The port would like to develop facilities for the handling of several types of bulks, as well as motor vehicles, on the island but after watching what developers of potential coal terminals along the river have had to go though, officials are concerned that the demands of environmental groups could push development costs to an unrealistic level. In the meantime, container volumes through the port have been down 11.8 percent through the first quarter, with only 48,440 TEUs moved compared to the same period last year, while grain shipments have been off 14 percent.
While development of West Hayden Island is still to be decided upon, Portland-based Vigor Industrial has already made a decision to expand its Shipyard capacity on the river by ordering a new 960-foot by 186-foot floating drydock from China’s Daoda Marine Heavy Industry Company. To be delivered to the company’s yard on the Willamette river early next year, the new dock will have a lifting capacity of 80,000 long tons, making it the largest floating drydock in the United States.

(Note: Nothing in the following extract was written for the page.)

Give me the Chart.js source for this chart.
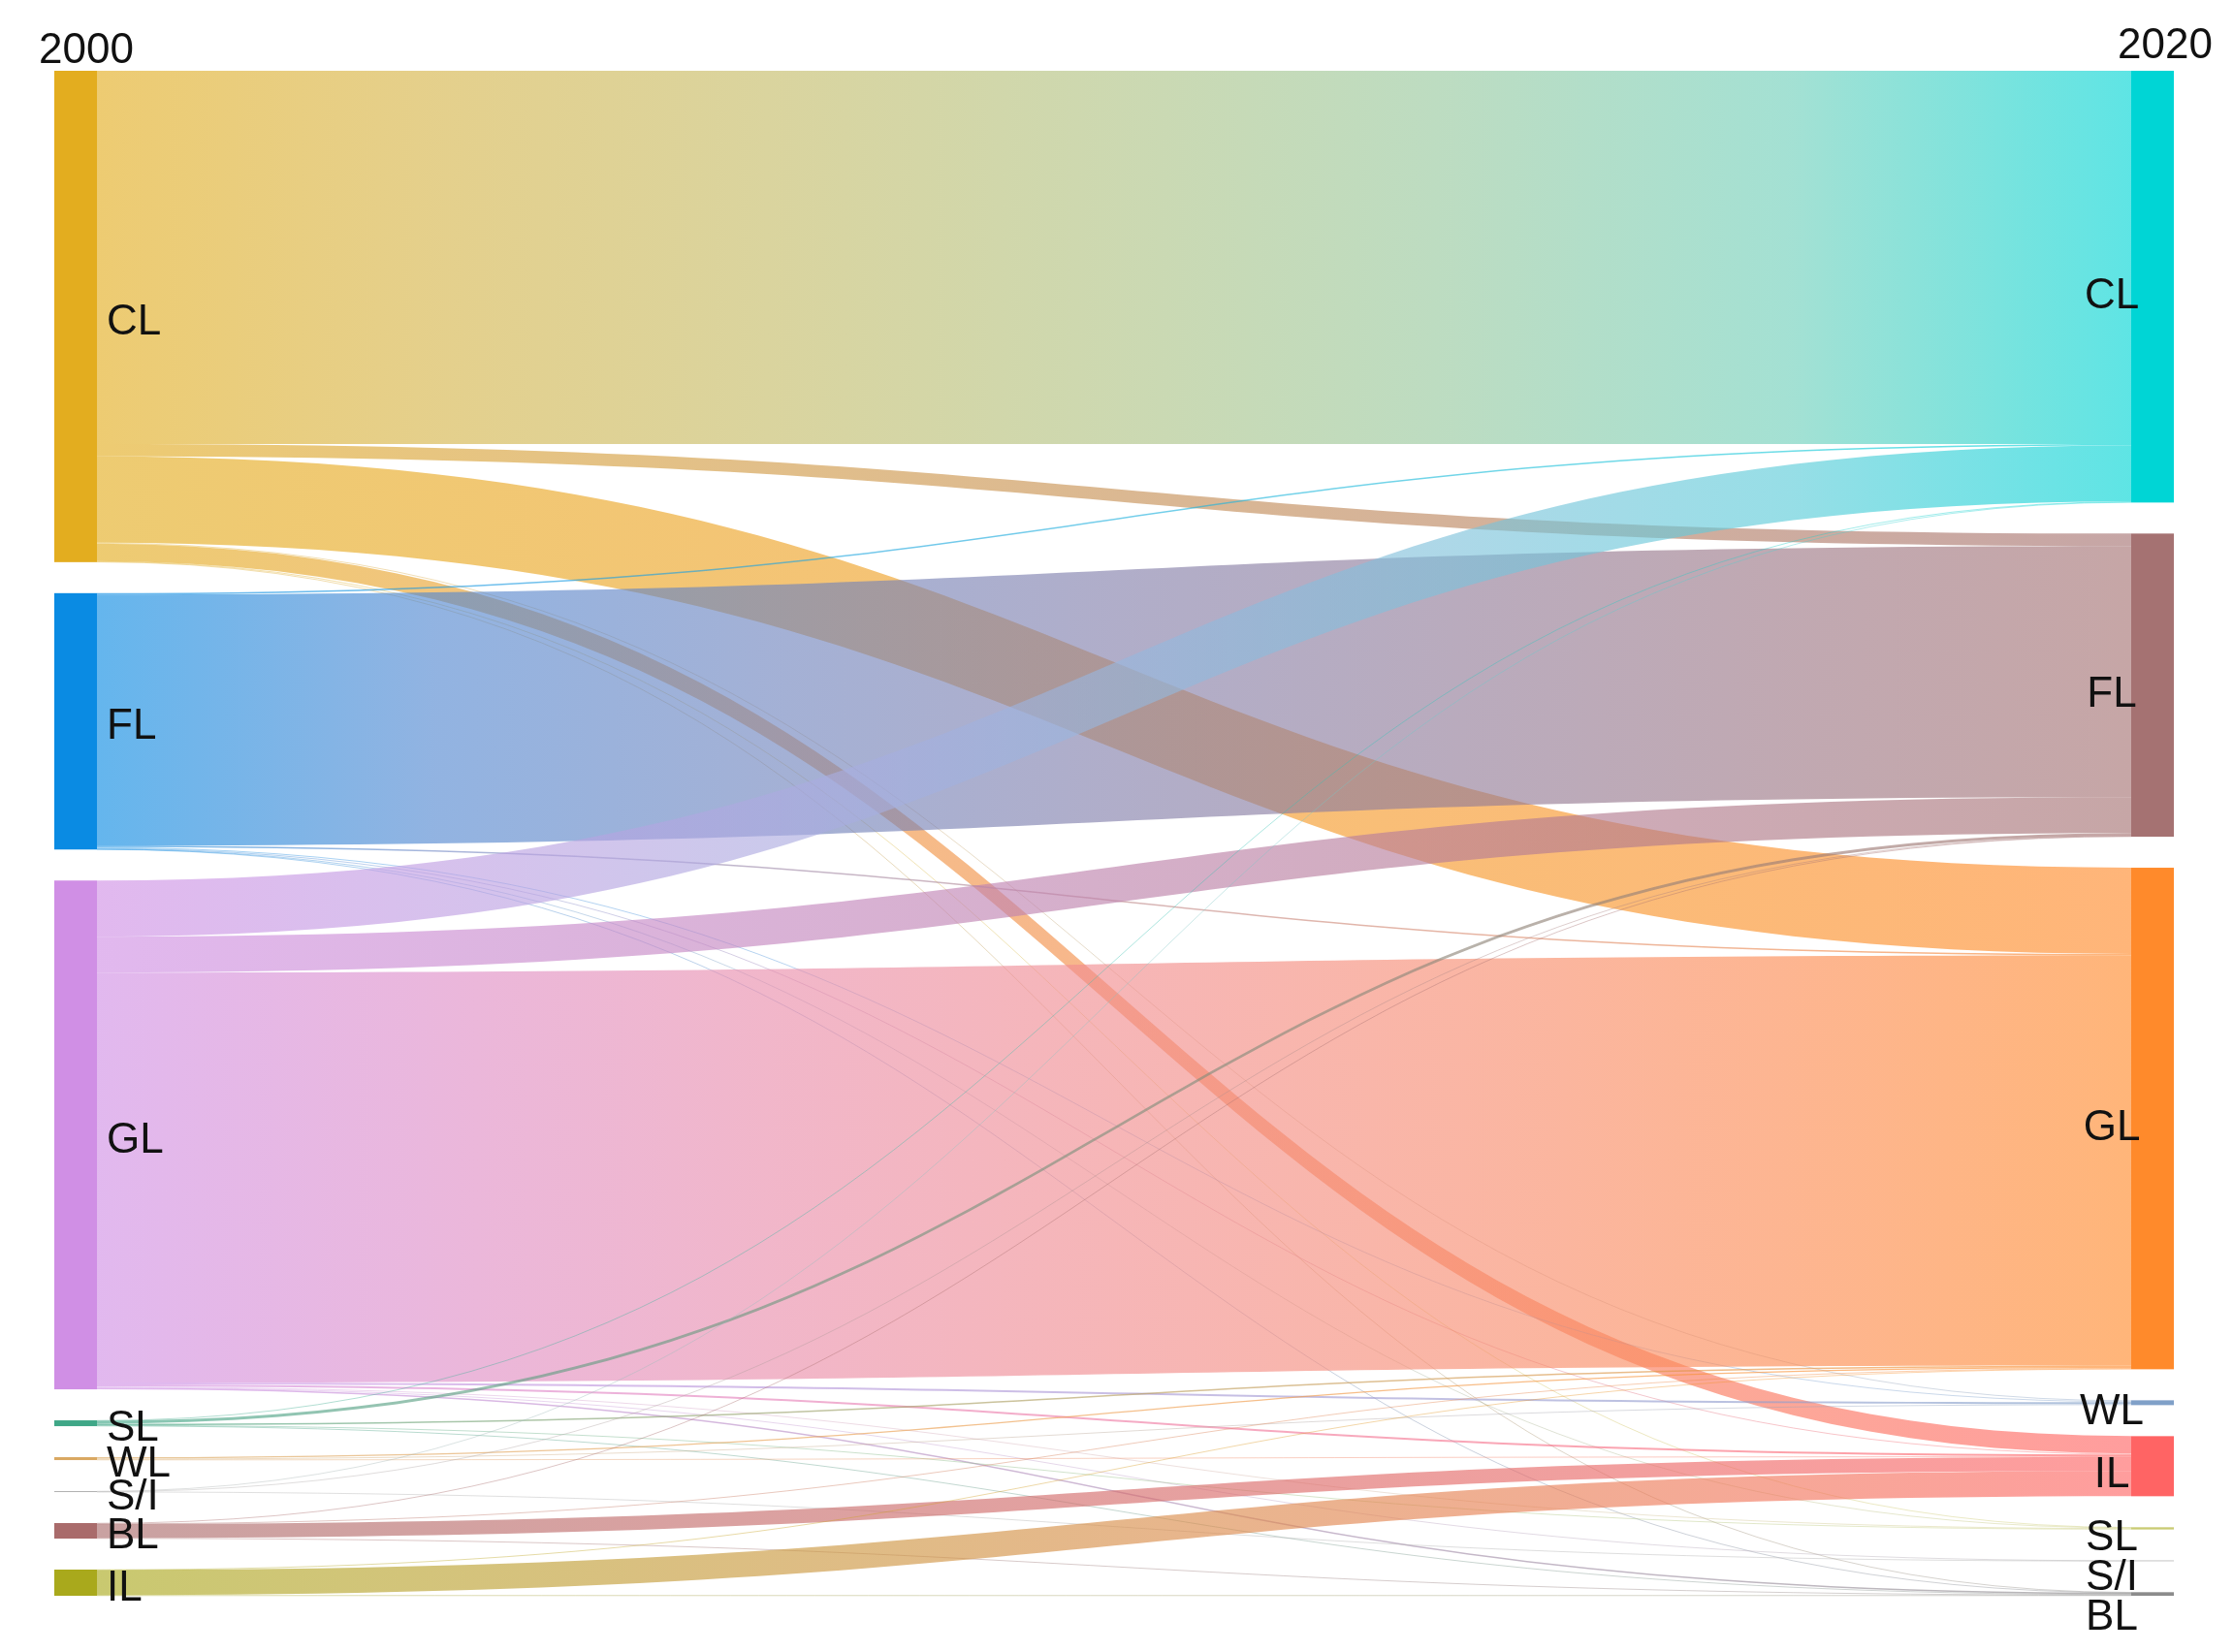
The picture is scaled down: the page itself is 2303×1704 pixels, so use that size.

“We decided now is the time to buy because demand to service large vessels is growing and large drydock capacity in proximity to the US west coast has diminished,” said Vigor Industrial CEO Frank Foti, who added that the new dock’s first job will likely be to prepare Vigor’s largest existing drydock at Portland for use at Vigor’s Seattle yard. This would provide the Seattle facility with expanded capacity to service larger vessels in Puget Sound. At the same time, the Chinese-made dock at Portland will allow Vigor to lift the US Navy’s newest generation of Military Sealift Command dry cargo/ammunition ships as well as post-Panamax cargo and cruise vessels.
Vigor previously owned an 87,000-long ton capacity, Japanese-built drydock at Portland, which it acquired with the purchase of the Portland Shipyard in 1998, but sold that unit to the Grand Bahama Shipyard in the Bahamas when Alaska tanker traffic began to decline in 2001.
“The new drydock will allow us to meet future demand, grow our business and put more people to work across the Pacific Northwest,” said Foti.